#### [Problem statement]
Retype only what runs from the first line of the listing to the line holding "import plotly.graph_objects as go", both included. Do not retype the pictures.
* begin Source material *
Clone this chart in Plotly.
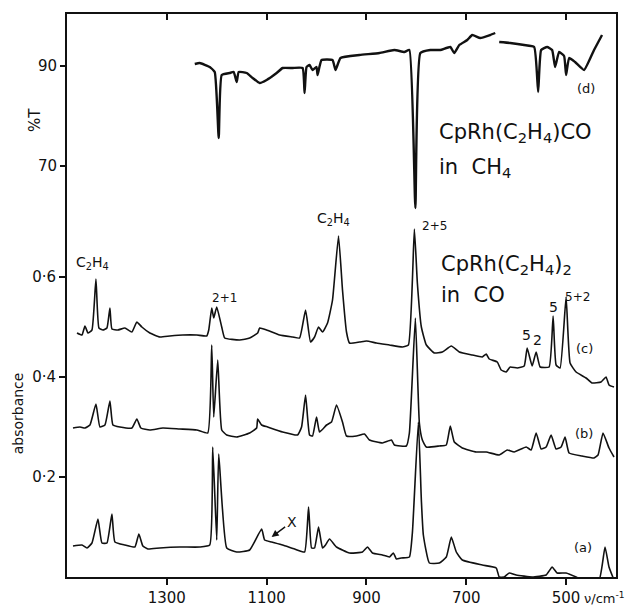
import plotly.graph_objects as go

# ---- spectrum (c): CpRh(C2H4)2 in CO, absorbance
wn_c = [1480, 1470, 1464, 1458, 1450, 1442, 1436, 1428, 1420, 1414, 1410, 1398, 1384, 1370, 1360, 1350,
        1334, 1314, 1294, 1268, 1240, 1220, 1216, 1210, 1206, 1200, 1190, 1184, 1154, 1134, 1118, 1114,
        1100, 1074, 1048, 1034, 1022, 1012, 1004, 996, 988, 978, 968, 956, 948, 940, 934, 914, 900, 880,
        854, 828, 816, 804, 798, 790, 780, 764, 748, 730, 714, 688, 668, 660, 654, 638, 630, 620, 612,
        598, 584, 578, 568, 560, 552, 534, 526, 520, 512, 500, 492, 480, 460, 448, 430, 420, 414, 404]
ab_c = [0.488, 0.484, 0.502, 0.488, 0.494, 0.596, 0.498, 0.494, 0.498, 0.538, 0.496, 0.494, 0.498, 0.490,
        0.510, 0.500, 0.488, 0.480, 0.482, 0.484, 0.484, 0.482, 0.494, 0.538, 0.518, 0.540, 0.500, 0.478,
        0.474, 0.478, 0.488, 0.498, 0.494, 0.484, 0.480, 0.478, 0.534, 0.470, 0.480, 0.500, 0.490, 0.508,
        0.554, 0.682, 0.574, 0.490, 0.468, 0.470, 0.472, 0.468, 0.464, 0.460, 0.464, 0.696, 0.588, 0.500,
        0.464, 0.448, 0.450, 0.462, 0.450, 0.444, 0.440, 0.446, 0.436, 0.430, 0.414, 0.410, 0.420, 0.418,
        0.422, 0.458, 0.422, 0.450, 0.420, 0.420, 0.522, 0.424, 0.418, 0.560, 0.428, 0.410, 0.398, 0.388,
        0.390, 0.400, 0.384, 0.380]

# ---- spectrum (b)
wn_b = [1488, 1474, 1464, 1454, 1442, 1434, 1424, 1414, 1408, 1394, 1370, 1360, 1352, 1334, 1308, 1274,
        1240, 1218, 1210, 1206, 1198, 1190, 1180, 1160, 1134, 1120, 1118, 1110, 1098, 1068, 1038, 1030,
        1022, 1014, 1008, 1000, 994, 980, 970, 960, 948, 940, 920, 904, 894, 868, 850, 844, 820, 814,
        802, 794, 788, 780, 754, 740, 732, 724, 708, 680, 660, 634, 618, 604, 580, 570, 560, 550, 540,
        530, 520, 510, 502, 494, 468, 444, 436, 426, 414, 404]
ab_b = [0.298, 0.300, 0.298, 0.304, 0.346, 0.300, 0.304, 0.352, 0.304, 0.300, 0.298, 0.316, 0.298, 0.294,
        0.298, 0.296, 0.294, 0.288, 0.464, 0.320, 0.434, 0.294, 0.284, 0.280, 0.288, 0.298, 0.316, 0.304,
        0.300, 0.290, 0.284, 0.300, 0.364, 0.284, 0.282, 0.320, 0.290, 0.304, 0.310, 0.344, 0.310, 0.282,
        0.282, 0.286, 0.274, 0.268, 0.274, 0.264, 0.262, 0.288, 0.518, 0.308, 0.274, 0.260, 0.262, 0.264,
        0.302, 0.270, 0.258, 0.250, 0.250, 0.244, 0.254, 0.250, 0.260, 0.254, 0.288, 0.256, 0.260, 0.284,
        0.256, 0.260, 0.280, 0.248, 0.242, 0.238, 0.244, 0.288, 0.258, 0.240]

# ---- spectrum (a)
wn_a = [1488, 1470, 1460, 1450, 1438, 1430, 1420, 1410, 1404, 1384, 1364, 1356, 1348, 1338, 1314, 1274,
        1234, 1214, 1208, 1200, 1196, 1180, 1160, 1134, 1110, 1104, 1090, 1068, 1044, 1024, 1016, 1010,
        1004, 996, 988, 982, 974, 960, 934, 908, 898, 888, 868, 854, 846, 840, 830, 814, 808, 796, 790,
        786, 774, 754, 740, 730, 720, 708, 668, 640, 634, 624, 614, 600, 568, 540, 528, 518, 500, 480,
        468, 434, 422, 414, 404]
ab_a = [0.062, 0.064, 0.058, 0.068, 0.116, 0.068, 0.068, 0.126, 0.070, 0.064, 0.060, 0.086, 0.062, 0.056,
        0.058, 0.060, 0.060, 0.064, 0.260, 0.074, 0.246, 0.058, 0.050, 0.054, 0.096, 0.074, 0.070, 0.064,
        0.056, 0.050, 0.140, 0.058, 0.058, 0.100, 0.058, 0.064, 0.076, 0.060, 0.048, 0.050, 0.060, 0.048,
        0.044, 0.040, 0.048, 0.036, 0.038, 0.040, 0.088, 0.310, 0.154, 0.084, 0.028, 0.028, 0.040, 0.080,
        0.050, 0.034, 0.024, 0.018, 0.000, 0.000, 0.008, 0.004, 0.000, 0.004, 0.020, 0.008, 0.008, 0.000,
        -0.006, -0.006, 0.060, 0.020, -0.006]

# ---- spectrum (d): CpRh(C2H4)CO in CH4, %T (None = break in the trace)
wn_d = [1244, 1234, 1214, 1204, 1196, 1190, 1174, 1166, 1160, 1156, 1140, 1128, 1114, 1100, 1080, 1068,
        1048, 1028, 1024, 1020, 1014, 1008, 1000, 998, 990, 968, 962, 952, 914, 874, 844, 824, 814, 802,
        792, 772, 752, 732, 724, 714, 698, 688, 672, 652, 642, None, 634, 612, 584, 564, 556, 550, 538,
        528, 522, 514, 504, 500, 494, 482, 464, 444, 428]
pt_d = [90.4, 90.6, 89.8, 88.8, 75.6, 88.2, 88.6, 88.8, 86.8, 88.8, 88.6, 87.6, 86.6, 87.2, 88.6, 89.6,
        89.6, 89.6, 84.6, 89.8, 90.2, 89.2, 89.8, 88.2, 91.2, 91.2, 89.2, 91.6, 92.2, 92.6, 93.2, 92.8,
        93.2, 61.6, 92.6, 93.2, 93.2, 93.8, 92.6, 94.2, 95.2, 96.2, 95.6, 96.2, 96.6, None, 94.8, 94.6,
        94.2, 93.8, 84.8, 93.2, 93.8, 93.2, 89.8, 92.8, 92.0, 88.2, 91.6, 90.8, 89.2, 93.2, 96.2]

x_ticks = [1300, 1100, 900, 700, 500]
x_ticktext = ["1300", "1100", "900", "700", "500"]
abs_ticks = [0.2, 0.4, 0.6]
abs_ticktext = ["0·2", "0·4", "0·6"]
pt_ticks = [70, 90]
pt_ticktext = ["70", "90"]

FONT = "DejaVu Sans"
INK = "#111111"

fig = go.Figure()
for wn, ab in [(wn_c, ab_c), (wn_b, ab_b), (wn_a, ab_a)]:
    fig.add_trace(go.Scatter(x=wn, y=ab, mode="lines",
                             line=dict(color=INK, width=1.6, shape="spline", smoothing=0.4),
                             showlegend=False, hoverinfo="skip"))
fig.add_trace(go.Scatter(x=wn_d, y=pt_d, mode="lines", xaxis="x2", yaxis="y2",
                         line=dict(color=INK, width=2.4, shape="spline", smoothing=0.4),
                         connectgaps=False, showlegend=False, hoverinfo="skip"))

ann = []
def lab(x, y, t, size=13, xanchor="center", xref="x", yref="y", angle=0):
    ann.append(dict(x=x, y=y, xref=xref, yref=yref, text=t, showarrow=False, xanchor=xanchor,
                    yanchor="middle", textangle=angle, font=dict(family=FONT, size=size, color=INK)))

lab(1448, 0.628, "C<sub>2</sub>H<sub>4</sub>", 14)
lab(1184, 0.558, "2+1", 12)
lab(966, 0.716, "C<sub>2</sub>H<sub>4</sub>", 14)
lab(792, 0.702, "2+5", 12, xanchor="left")
lab(758, 0.888, "CpRh(C<sub>2</sub>H<sub>4</sub>)CO", 21, xanchor="left")
lab(758, 0.818, "in  CH<sub>4</sub>", 21, xanchor="left")
lab(754, 0.624, "CpRh(C<sub>2</sub>H<sub>4</sub>)<sub>2</sub>", 21, xanchor="left")
lab(754, 0.564, "in  CO", 21, xanchor="left")
lab(460, 0.978, "(d)", 13)
lab(464, 0.458, "(c)", 13)
lab(464, 0.288, "(b)", 13)
lab(466, 0.060, "(a)", 13)
lab(580, 0.484, "5", 14)
lab(558, 0.474, "2", 14)
lab(526, 0.540, "5", 14)
lab(478, 0.560, "5+2", 12)
ann.append(dict(x=1090, y=0.080, xref="x", yref="y", text="X", showarrow=True, arrowhead=2,
                arrowsize=1, arrowwidth=1.4, arrowcolor=INK, ax=20, ay=-15,
                font=dict(family=FONT, size=14, color=INK)))
lab(-0.058, 0.812, "%T", 15, xref="paper", yref="paper", angle=-90)
lab(-0.089, 0.291, "absorbance", 14, xref="paper", yref="paper", angle=-90)
ann.append(dict(x=0.938, y=-0.037, xref="paper", yref="paper", text="ν/cm<sup>-1</sup>",
                showarrow=False, xanchor="left", yanchor="middle",
                font=dict(family=FONT, size=13, color=INK)))

fig.update_layout(
    width=630, height=599,
    margin=dict(l=59, r=22, t=6, b=30, autoexpand=False),
    paper_bgcolor="white", plot_bgcolor="white",
    annotations=ann,
    xaxis=dict(range=[1500, 400], tickvals=x_ticks, ticktext=x_ticktext, ticks="outside",
               ticklen=6, tickwidth=1.5, tickcolor=INK, showline=True, linewidth=2, linecolor=INK,
               mirror=True, showgrid=False, zeroline=False,
               tickfont=dict(family=FONT, size=15, color=INK)),
    yaxis=dict(range=[0, 1.126], tickvals=abs_ticks, ticktext=abs_ticktext, ticks="outside",
               ticklen=6, tickwidth=1.5, tickcolor=INK, showline=True, linewidth=2, linecolor=INK,
               mirror=True, showgrid=False, zeroline=False,
               tickfont=dict(family=FONT, size=15, color=INK)),
    xaxis2=dict(range=[1500, 400], overlaying="x", side="top", anchor="y2", tickvals=x_ticks,
                showticklabels=False, ticks="inside", ticklen=6, tickwidth=1.5, tickcolor=INK,
                showline=False, showgrid=False, zeroline=False),
    yaxis2=dict(range=[-12.2, 100.4], overlaying="y", side="left", anchor="x2", tickvals=pt_ticks,
                ticktext=pt_ticktext, ticks="outside", ticklen=6, tickwidth=1.5, tickcolor=INK,
                showline=False, showgrid=False, zeroline=False,
                tickfont=dict(family=FONT, size=15, color=INK)),
)

fig.write_html("out.html")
* end Source material *
#### [Completed task]
Clone this chart in Plotly.
import plotly.graph_objects as go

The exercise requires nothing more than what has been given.